A pilot project led by a not-for-profit foundation is providing a fibre optic network that is now up and running in the Rocky area.

Several businesses are now accessing the Gateway project done by the Clearwater Broadband Foundation. The main goal of the pilot project is to serve as incentive for Clearwater County how it can bring high-speed internet access to residents and businesses.

Businesses have privately funded the foundation to help with the project. There is also a contract with Missing Link Internet, who is a service provider and manages the access for the network.

Officials say Missing Link was chosen due to their broader and local knowledge.

Laurie Bowers, a member of the board for the Clearwater Broadband Foundation, says community support has been overwhelming and they are unsure of what Clearwater County’s plan for a fibre optic network is.

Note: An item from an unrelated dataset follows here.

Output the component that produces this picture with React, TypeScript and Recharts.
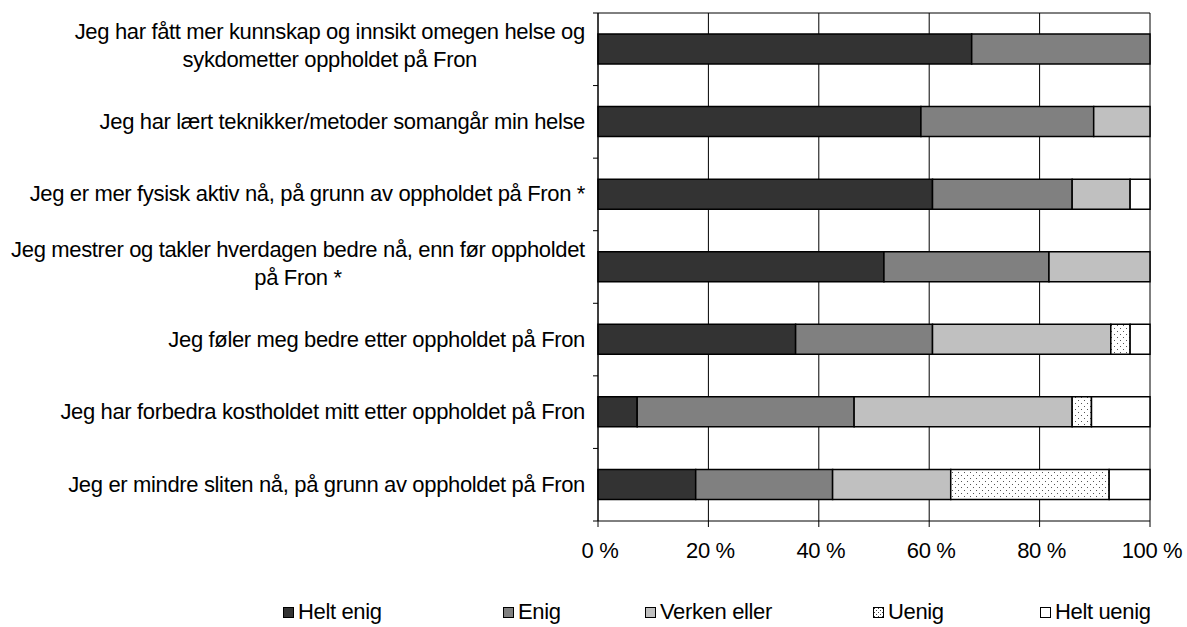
import React from 'react';
import { BarChart, Bar, XAxis, YAxis, CartesianGrid, Legend } from 'recharts';

// ---------- data ----------
const categories: string[] = [
  'Jeg har fått mer kunnskap og innsikt omegen helse og\nsykdometter oppholdet på Fron',
  'Jeg har lært teknikker/metoder somangår min helse',
  'Jeg er mer fysisk aktiv nå, på grunn av oppholdet på Fron *',
  'Jeg mestrer og takler hverdagen bedre nå, enn før oppholdet\npå Fron *',
  'Jeg føler meg bedre etter oppholdet på Fron',
  'Jeg har forbedra kostholdet mitt etter oppholdet på Fron',
  'Jeg er mindre sliten nå, på grunn av oppholdet på Fron',
];
const heltEnig = [67.7, 58.5, 60.6, 51.8, 35.8, 7.1, 17.7];
const enig = [32.3, 31.3, 25.3, 29.9, 24.8, 39.3, 24.8];
const verken = [0, 10.2, 10.5, 18.3, 32.3, 39.5, 21.4];
const uenig = [0, 0, 0, 0, 3.5, 3.5, 28.7];
const heltUenig = [0, 0, 3.6, 0, 3.6, 10.6, 7.4];
const seriesNames = ['Helt enig', 'Enig', 'Verken eller', 'Uenig', 'Helt uenig'];
const xTicks = [0, 20, 40, 60, 80, 100];

// ---------- style / layout ----------
const W = 1187;
const H = 627;
const MARGIN = { top: 13, right: 37, bottom: 56, left: 0 };
const X_AXIS_H = 50;
const Y_AXIS_W = 598;
const FONT = '"Liberation Sans", Arial, sans-serif';
const FONT_SIZE = 22;
const LS = -0.35;
const fills = ['#333333', '#808080', '#c0c0c0', 'url(#dotsPattern)', '#ffffff'];
const legendLeft = [283, 503, 645, 873, 1040];
const PLOT_H = H - MARGIN.top - MARGIN.bottom - X_AXIS_H;
const HALF_BAND = PLOT_H / categories.length / 2;

const keys = ['heltEnig', 'enig', 'verken', 'uenig', 'heltUenig'];
const data = categories.map((name, i) => ({
  name,
  heltEnig: heltEnig[i],
  enig: enig[i],
  verken: verken[i],
  uenig: uenig[i],
  heltUenig: heltUenig[i],
}));

let ctx: CanvasRenderingContext2D | null = null;
function measure(t: string): number {
  if (!ctx) ctx = document.createElement('canvas').getContext('2d');
  if (!ctx) return t.length * 9;
  ctx.font = `${FONT_SIZE}px "Liberation Sans"`;
  return ctx.measureText(t).width + (t.length - 1) * LS;
}

const textStyle = { letterSpacing: `${LS}px` };

function YTick(props: any) {
  const { x, y, payload, index } = props;
  const lines = String(payload.value).split('\n');
  const last = index === categories.length - 1;
  let textEls;
  if (lines.length === 1) {
    textEls = (
      <text x={x} y={y + 7} textAnchor="end" fontFamily={FONT} fontSize={FONT_SIZE} fill="#000" style={textStyle}>
        {lines[0]}
      </text>
    );
  } else {
    const maxW = Math.max(...lines.map(measure));
    const cx = x - maxW / 2;
    textEls = lines.map((l, i) => (
      <text
        key={i}
        x={cx}
        y={y - 17 + i * 28 + 7}
        textAnchor="middle"
        fontFamily={FONT}
        fontSize={FONT_SIZE}
        fill="#000"
        style={textStyle}
      >
        {l}
      </text>
    ));
  }
  return (
    <g>
      <line x1={x + 8} x2={x + 13} y1={y - HALF_BAND} y2={y - HALF_BAND} stroke="#000" />
      {last && <line x1={x + 8} x2={x + 13} y1={y + HALF_BAND} y2={y + HALF_BAND} stroke="#000" />}
      {textEls}
    </g>
  );
}

function XTick(props: any) {
  const { x, y, payload } = props;
  return (
    <text x={x + 2} y={y + 31} textAnchor="middle" fontFamily={FONT} fontSize={FONT_SIZE} fill="#000" style={textStyle}>
      {`${payload.value} %`}
    </text>
  );
}

function LegendContent() {
  return (
    <div
      style={{
        position: 'relative',
        width: W,
        height: 28,
        fontFamily: FONT,
        fontSize: FONT_SIZE,
        letterSpacing: `${LS}px`,
        color: '#000',
      }}
    >
      {seriesNames.map((n, i) => (
        <div
          key={n}
          style={{ position: 'absolute', left: legendLeft[i], top: 0, height: 28, display: 'flex', alignItems: 'center' }}
        >
          <svg width={11} height={11} style={{ marginRight: 4, display: 'block' }}>
            <defs>
              <pattern id={`legDots${i}`} width={4} height={4} patternUnits="userSpaceOnUse">
                <rect width={4} height={4} fill="#fff" />
                <rect x={1} y={1} width={1} height={1} fill="#444" />
                <rect x={3} y={3} width={1} height={1} fill="#444" />
              </pattern>
            </defs>
            <rect
              x={0.5}
              y={0.5}
              width={10}
              height={10}
              fill={i === 3 ? `url(#legDots${i})` : fills[i]}
              stroke="#000"
            />
          </svg>
          <span style={{ whiteSpace: 'nowrap', lineHeight: '28px' }}>{n}</span>
        </div>
      ))}
    </div>
  );
}

export default function App() {
  return (
    <div style={{ position: 'absolute', left: 0, top: 0, width: W, height: H, background: '#fff' }}>
      <BarChart width={W} height={H} data={data} layout="vertical" margin={MARGIN} barSize={30}>
        <defs>
          <pattern id="dotsPattern" width={6} height={6} patternUnits="userSpaceOnUse">
            <rect width={6} height={6} fill="#fff" />
            <rect x={1} y={1} width={1} height={1} fill="#555" />
            <rect x={4} y={4} width={1} height={1} fill="#555" />
          </pattern>
        </defs>
        <CartesianGrid
          stroke="#000"
          strokeWidth={1}
          horizontalCoordinatesGenerator={(p: any) => [p.offset.top]}
        />
        <XAxis
          type="number"
          domain={[0, 100]}
          ticks={xTicks}
          height={X_AXIS_H}
          tickSize={6}
          tickMargin={0}
          axisLine={{ stroke: '#000' }}
          tickLine={{ stroke: '#000' }}
          tick={<XTick />}
          interval={0}
        />
        <YAxis
          type="category"
          dataKey="name"
          width={Y_AXIS_W}
          tickSize={5}
          tickMargin={8}
          tickLine={false}
          axisLine={{ stroke: '#000' }}
          tick={<YTick />}
          interval={0}
        />
        {keys.map((k, i) => (
          <Bar
            key={k}
            dataKey={k}
            name={seriesNames[i]}
            stackId="a"
            fill={fills[i]}
            stroke="#000"
            strokeWidth={1.5}
            isAnimationActive={false}
          />
        ))}
        <Legend
          layout="horizontal"
          verticalAlign="middle"
          align="center"
          wrapperStyle={{ position: 'absolute', left: 0, top: 598, width: W, height: 28 }}
          content={() => <LegendContent />}
        />
      </BarChart>
    </div>
  );
}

“We want to do everything we can to support growth and development of the county,” Bowers says.

The Clearwater Broadband Foundation describes itself as a grassroots coalition of community members that has been studying the alternatives for community-owned high-speed internet infrastructure can be made available to “virtually everyone” in the Clearwater County area.

Representatives with Rimbey-based Missing Link Internet presented to county council urging them to finally move forward with a county-wide fibre optic network.

They told council that their indecision to move forward is having a negative impact on their company due to other companies proceeding with building.

Andrew Van Dirstein with Missing Link says bringing high-speed internet to the county will lead to economic prosperity and that there’s a high demand for better internet services.

Meantime, the Alberta Party is calling on the provincial government to announce when it finally plans on introducing its rural high-speed internet plan, including cost estimates and installation timelines.

Karen McPherson, the party’s Economic Development and Trade Critic, says various plans have failed over the past 20 years and the time is now find one that works.

“Reliable internet isn’t a luxury – it’s an economic necessity, no matter where in Alberta you live, and rural Albertans shouldn’t be discriminated against because they don’t choose to live in a big city,” McPherson said.